There is also nothing in the record that evinces the
district court considered the efficacy of lesser sanctions.
World Wide Polymers, Inc. v. Shinkong Synthetic Fibers
Corp., 694 F.3d 155, 159 (2d Cir. 2012) (finding that a
dismissal of a party’s damages claim was inappropriate,
in part, because “there [was] no indication in the record
that the district court considered any lesser sanctions”).
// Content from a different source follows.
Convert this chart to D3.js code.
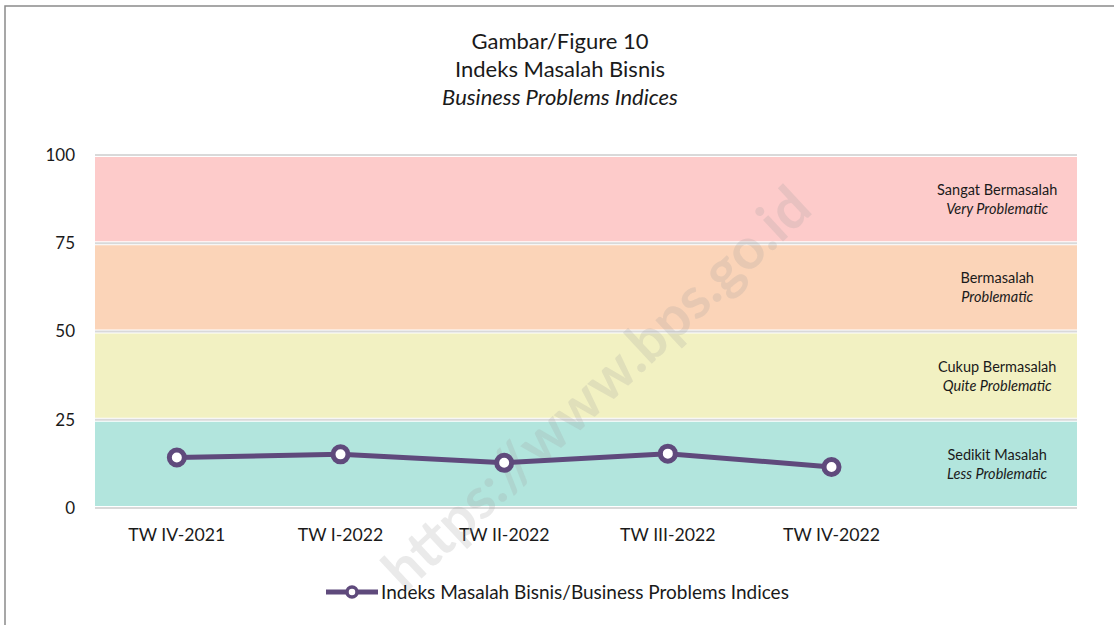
<!DOCTYPE html>
<html>
<head>
<meta charset="utf-8">
<script src="https://cdn.jsdelivr.net/npm/d3@7"></script>
<style>
  body { margin: 0; background: #fff; }
  svg text { font-family: Lato, "Open Sans", sans-serif; fill: #1a1a1a; }
</style>
</head>
<body>
<div id="chart"></div>
<script>
const quarters = ['TW IV-2021', 'TW I-2022', 'TW II-2022', 'TW III-2022', 'TW IV-2022']
const indexValues = [14.3, 15.2, 12.8, 15.4, 11.6]
const yTicks = [0, 25, 50, 75, 100]
const bandFrom = [75, 50, 25, 0]
const bandTo = [100, 75, 50, 25]
const bandColors = ['#fdcbca', '#fbd4b8', '#f2f1c2', '#b2e5dd']
const bandLabelsId = ['Sangat Bermasalah', 'Bermasalah', 'Cukup Bermasalah', 'Sedikit Masalah']
const bandLabelsEn = ['Very Problematic', 'Problematic', 'Quite Problematic', 'Less Problematic']
const titleLines = ['Gambar/Figure 10', 'Indeks Masalah Bisnis', 'Business Problems Indices']
const seriesName = 'Indeks Masalah Bisnis/Business Problems Indices'

const width = 1114
const height = 625
const margin = {top: 155, left: 95, right: 37, bottom: 117}
const lineColor = '#5f4a7c'

const svg = d3.select('#chart').append('svg')
    .attr('width', width)
    .attr('height', height)

// outer frame
svg.append('rect')
    .attr('x', 5).attr('y', 6)
    .attr('width', width + 10).attr('height', height)
    .attr('fill', 'none')
    .attr('stroke', '#8a8a8a')
    .attr('stroke-width', 1.5)

// title
svg.selectAll('.title').data(titleLines).enter()
    .append('text')
    .attr('x', 560)
    .attr('y', (d, i) => 49 + i * 28)
    .attr('text-anchor', 'middle')
    .attr('font-size', 22)
    .attr('font-style', (d, i) => i === 2 ? 'italic' : 'normal')
    .text(d => d)

// slots: five quarters plus one column holding the band labels
const slots = quarters.concat(['__labels'])
const x = d3.scaleBand()
    .domain(slots)
    .range([margin.left, width - margin.right])

const y = d3.scaleLinear()
    .domain([0, 100])
    .range([height - margin.bottom, margin.top])

// gridlines
svg.append('g').selectAll('line').data(yTicks).enter()
    .append('line')
    .attr('x1', margin.left).attr('x2', width - margin.right)
    .attr('y1', d => y(d)).attr('y2', d => y(d))
    .attr('stroke', '#d9d9d9')
    .attr('stroke-width', 2)

// coloured bands
svg.append('g').selectAll('rect').data(bandFrom).enter()
    .append('rect')
    .attr('x', margin.left)
    .attr('width', width - margin.right - margin.left)
    .attr('y', (d, i) => y(bandTo[i]) + 2)
    .attr('height', (d, i) => y(d) - y(bandTo[i]) - 4)
    .attr('fill', (d, i) => bandColors[i])

// band labels
const labelX = x('__labels') + x.bandwidth() / 2 + 2
const bl = svg.append('g').selectAll('g').data(bandFrom).enter().append('g')
bl.append('text')
    .attr('x', labelX)
    .attr('y', (d, i) => (y(d) + y(bandTo[i])) / 2 - 4)
    .attr('text-anchor', 'middle')
    .attr('font-size', 14.5)
    .text((d, i) => bandLabelsId[i])
bl.append('text')
    .attr('x', labelX)
    .attr('y', (d, i) => (y(d) + y(bandTo[i])) / 2 + 15)
    .attr('text-anchor', 'middle')
    .attr('font-size', 14.5)
    .attr('font-style', 'italic')
    .text((d, i) => bandLabelsEn[i])

// axes
const yAxis = svg.append('g')
    .attr('transform', `translate(${margin.left},0)`)
    .call(d3.axisLeft(y).tickValues(yTicks).tickSize(0).tickPadding(20))
yAxis.select('.domain').remove()
yAxis.selectAll('text').attr('font-size', 17).attr('font-family', 'Lato, sans-serif').attr('fill', '#1a1a1a')

const xAxis = svg.append('g')
    .attr('transform', `translate(0,${y(0)})`)
    .call(d3.axisBottom(x).tickValues(quarters).tickSize(0).tickPadding(20))
xAxis.select('.domain').remove()
xAxis.selectAll('text').attr('font-size', 17.7).attr('font-family', 'Lato, sans-serif').attr('fill', '#1a1a1a')

// watermark
svg.append('text')
    .attr('transform', 'translate(600,392) rotate(-43)')
    .attr('text-anchor', 'middle')
    .attr('dominant-baseline', 'middle')
    .attr('font-size', 57)
    .attr('font-weight', 'bold')
    .attr('font-family', 'DejaVu Sans, sans-serif')
    .style('fill', '#a0a0a0')
    .attr('fill-opacity', 0.22)
    .text('https://www.bps.go.id')

// series line
const line = d3.line()
    .x((d, i) => x(quarters[i]) + x.bandwidth() / 2)
    .y(d => y(d))

svg.append('path')
    .datum(indexValues)
    .attr('d', line)
    .attr('fill', 'none')
    .attr('stroke', lineColor)
    .attr('stroke-width', 5)

svg.append('g').selectAll('circle').data(indexValues).enter()
    .append('circle')
    .attr('cx', (d, i) => x(quarters[i]) + x.bandwidth() / 2)
    .attr('cy', d => y(d))
    .attr('r', 7.5)
    .attr('fill', '#fff')
    .attr('stroke', lineColor)
    .attr('stroke-width', 5)

// legend
const legend = svg.append('g').attr('transform', 'translate(0,592)')
legend.append('line')
    .attr('x1', 326).attr('x2', 378)
    .attr('stroke', lineColor).attr('stroke-width', 5)
legend.append('circle')
    .attr('cx', 352).attr('r', 5)
    .attr('fill', '#fff').attr('stroke', lineColor).attr('stroke-width', 3.5)
legend.append('text')
    .attr('x', 381).attr('y', 6.5)
    .attr('font-size', 19)
    .text(seriesName)
</script>
</body>
</html>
For the foregoing reasons, we affirm the district
court’s conclusion that there is insufficient evidence from
which a reasonable juror could conclude that Kantar’s
Auto Products do not infringe the asserted patent claims,
that TRA’s product positioning secrets are not protectable
as a matter of law, and that TRA’s damages expert failed
to comply with Fed. R. of Evid. 702. We reverse the
district court’s ruling that TRA’s financial projections and
strategic plans are not protectable as a matter of law. We
reverse the district court’s decision to dismiss TRA’s
misappropriation of trade secret claims as a discovery
sanction and its decision to dismiss TRA’s remaining
trade secrets claims as a matter of law. We also reverse
the district court’s determination that TRA was entitled
to only nominal damages on its non-patent claims, which
moots the propriety of the district court’s conclusion that
TRA was not entitled to a jury trial as to those claims.
And, we reverse the district court’s conclusion that TRA is
not entitled to injunctive relief on its fiduciary duty
claims as a matter of law. Lastly, we vacate the district
court’s decision that Kantar’s CPG Products do not infringe
the asserted patent claims. We remand for further
proceedings consistent with this opinion.